Andrew Picouleau: The band was basically Al’s idea. We ran into each other in the Melbourne music scene in the very late 70s — he was a journo/musician/producer, I was a bass player in various new wave bands. We hit it off, and started talking about how much fun it would be to record music without being subject to the constraints of being in a band or meeting collective expectations. Al had the contacts, and before I knew it we’d done the first single.
Most of the releasing of records came out of Al working with / being friends with Cleopatra Records’ owner Jeremy Fiebiger. How we’ve developed a following is a complete mystery.
Ash Wednesday: We received quite a bit of airplay on alternative radio in Australia during the 80s. Somehow, a small number of the records leaked into Europe, where they were recognised as cult ‘minimal wave’ in the late nineties. That terminology didn’t exist when we recorded in the eighties.
Alister Webb: Our ambition was never to create an audience. It was to satisfy and surprise ourselves musically and creatively, outside the traditional structures, but within the song-based sensibility we’d all grown up with. I love the fact an audience has grown organically over time, and seems to be interested in the same things.
Going Somewhere is obviously a very experimental album, but still engages with pop forms and structures. How do you see the relationship between these sensibilities in your work?
Alister: I’m not a great fan of experimental music that eschews form and structure. Experimentalism and pop structures are not mutually exclusive. Why can’t something experimental also be aesthetically pleasing?
Andrew: From my perspective I’ve always been trying to be, well, sort of experimental — and I have aspired to reflect the work of great experimental artists that I’ve admired. But my pop sensibilities do seem to leak out a bit. Ash and Al know I’m a big Robert Fripp fan, and Fripp and Eno have been big influences on me, probably on us all.
Can you explain the writing process for this album?

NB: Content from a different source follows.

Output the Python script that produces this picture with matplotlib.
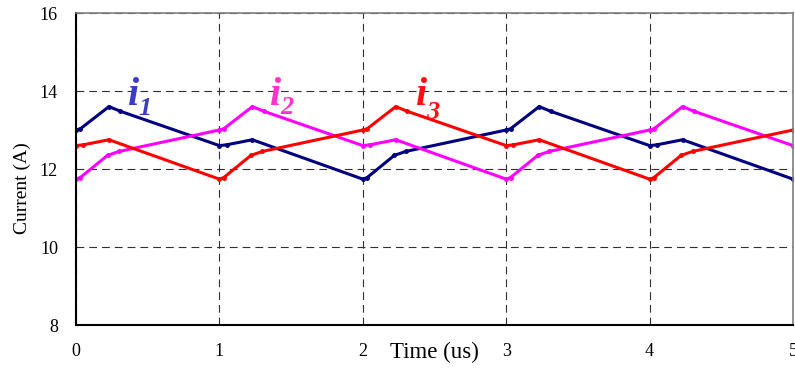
import matplotlib
matplotlib.use("Agg")
import matplotlib.pyplot as plt

# Phase currents of a three-phase interleaved converter (time in us, current in A)
t1 = [0.0, 0.03, 0.23, 0.31, 1.0, 1.05, 1.23, 2.0, 2.03, 2.22, 2.30, 3.0,
      3.03, 3.23, 3.31, 4.0, 4.05, 4.23, 5.0]
i1 = [13.0, 13.03, 13.6, 13.48, 12.6, 12.62, 12.75, 11.74, 11.78, 12.35, 12.45, 13.0,
      13.03, 13.6, 13.48, 12.6, 12.62, 12.75, 11.74]

t2 = [0.0, 0.03, 0.22, 0.30, 1.0, 1.03, 1.23, 1.31, 2.0, 2.05, 2.23, 3.0,
      3.03, 3.22, 3.30, 4.0, 4.03, 4.23, 4.31, 5.0]
i2 = [11.74, 11.78, 12.35, 12.45, 13.0, 13.03, 13.6, 13.48, 12.6, 12.62, 12.75, 11.74,
      11.78, 12.35, 12.45, 13.0, 13.03, 13.6, 13.48, 12.6]

t3 = [0.0, 0.05, 0.23, 1.0, 1.03, 1.22, 1.30, 2.0, 2.03, 2.23, 2.31, 3.0,
      3.05, 3.23, 4.0, 4.03, 4.22, 4.30, 5.0]
i3 = [12.6, 12.62, 12.75, 11.74, 11.78, 12.35, 12.45, 13.0, 13.03, 13.6, 13.48, 12.6,
      12.62, 12.75, 11.74, 11.78, 12.35, 12.45, 13.0]

x_ticks = [0, 1, 2, 3, 4, 5]
y_ticks = [8, 10, 12, 14, 16]

# (time, current, line colour, label colour, subscript, label x, subscript baseline)
series = [
    (t1, i1, "#000080", "#3b3bc8", "1", 0.36, 13.38),
    (t2, i2, "#ff00ff", "#ff33cc", "2", 1.35, 13.40),
    (t3, i3, "#ff0000", "#ff1010", "3", 2.37, 13.28),
]

plt.rcParams["font.family"] = ["Liberation Serif", "DejaVu Serif"]

fig = plt.figure(figsize=(7.95, 3.68), dpi=100)
ax = fig.add_axes([76 / 795, 1 - 325 / 368, 717 / 795, 312 / 368])

for t, v, col, lab_col, sub, lx, sub_y in series:
    ax.plot(t, v, color=col, lw=2.2, marker="o", ms=2.5, solid_joinstyle="miter")
    ax.text(lx, 13.64, "i", color=lab_col, fontsize=29, fontweight="bold",
            fontstyle="italic", ha="left", va="baseline")
    ax.text(lx + 0.075, sub_y, sub, color=lab_col, fontsize=19, fontweight="bold",
            fontstyle="italic", ha="left", va="baseline")

ax.set_xlim(0, 5)
ax.set_ylim(8, 16)
ax.set_xticks(x_ticks)
ax.set_yticks(y_ticks)
ax.set_xticklabels([str(v) for v in x_ticks], fontsize=13)
ax.set_yticklabels([str(v) for v in y_ticks], fontsize=13)
ax.tick_params(length=0, pad=13)

ax.grid(True, color="#303030", linestyle=(0, (7, 4.5)), lw=0.8)
for side in ("left", "bottom"):
    ax.spines[side].set_color("black")
    ax.spines[side].set_linewidth(1.5)
for side in ("top", "right"):
    ax.spines[side].set_color("#808080")
    ax.spines[side].set_linewidth(1.2)

ax.set_xlabel("Time (us)", fontsize=16.5)
ax.xaxis.set_label_coords(0.5, -0.087)
ax.xaxis.label.set_va("center")
ax.set_ylabel("Current (A)", fontsize=14)
ax.yaxis.set_label_coords(-0.075, 0.44)
ax.yaxis.label.set_va("center")

fig.savefig("out.png", dpi=100)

Ash: This time around the three of us met on two separate two-day occasions where we recorded song sketches. Firstly we impulsively devised chord progressions and bar numbers. We then improvised to randomly ordered drum machine skeletons. Generally Andrew was playing bass, Alister guitar, recorded as audio tracks while my keyboard parts and the drum machine were being recorded as midi data, all in real time. Andrew and I later met for vocal recording sessions in Melbourne. Meanwhile Al was evolving content in Sydney. He was sending Andrew and I WAV files online while I was sending him files derived from our vocal recordings.
Andrew: The writing process for this album was a break with past practice in that most of the basic arrangements came out of sessions where we were all together in the same room — we stayed with our time-honoured random number based chord progressions and then just improvised from there. It was a much more collaborative process than in the past, when we’ve tended to bring fairly complete ideas along which the others have polished and enhanced but usually not fundamentally changed.
Ash: Andrew derived much of the lyrical content before my eyes with pen and paper, maybe I threw a few words in here and there, maybe not, then we’d say “okay, that’s enough, let’s record it.” We each had our own DAWs to work with, swapping audio files as if they were overdubs on a multitrack tape recorder. We kept each other updated. We would send each other mixes and overdubs of the evolving songs, which we would individually, whilst collectively, accept, refine or reject. Exchanging ideas, in other words. Alister constructed many of the final mixes, often adding defining rhythmic elements in addition to guitar and keyboards. Much of Andrew’s bass and my keyboards were left intact, directly from the initial take.
There seem to be some pretty dark themes on this album. Does your experimental compositional approach also extend to your lyrical content?
Andrew: The lyrical content is not deliberately dark. A lot of it is intended to be wryly humorous, although maybe I didn’t pull this off. People have commented on some of our earlier work that it seemed dark — this always surprised me — I guess I’m just a troubled soul. The compositional approach I employed is very much stream of conscious; I try and write stuff down without thinking about it too much. I don’t like redrafting.
Alister: ‘Dark’ is often used to describe intriguing, moody or interesting. If that makes us dark, excellent. The few lyrics I contribute are usually about technology and a chaotic universe. Andrew’s sources are way too complex for me. I just like the sound of the words.
What is your perspective on the minimal synth revival? I know you guys have always been early adopters of new technology. It must be strange for people to be so fetishistic about “retro” analogue music technology these days.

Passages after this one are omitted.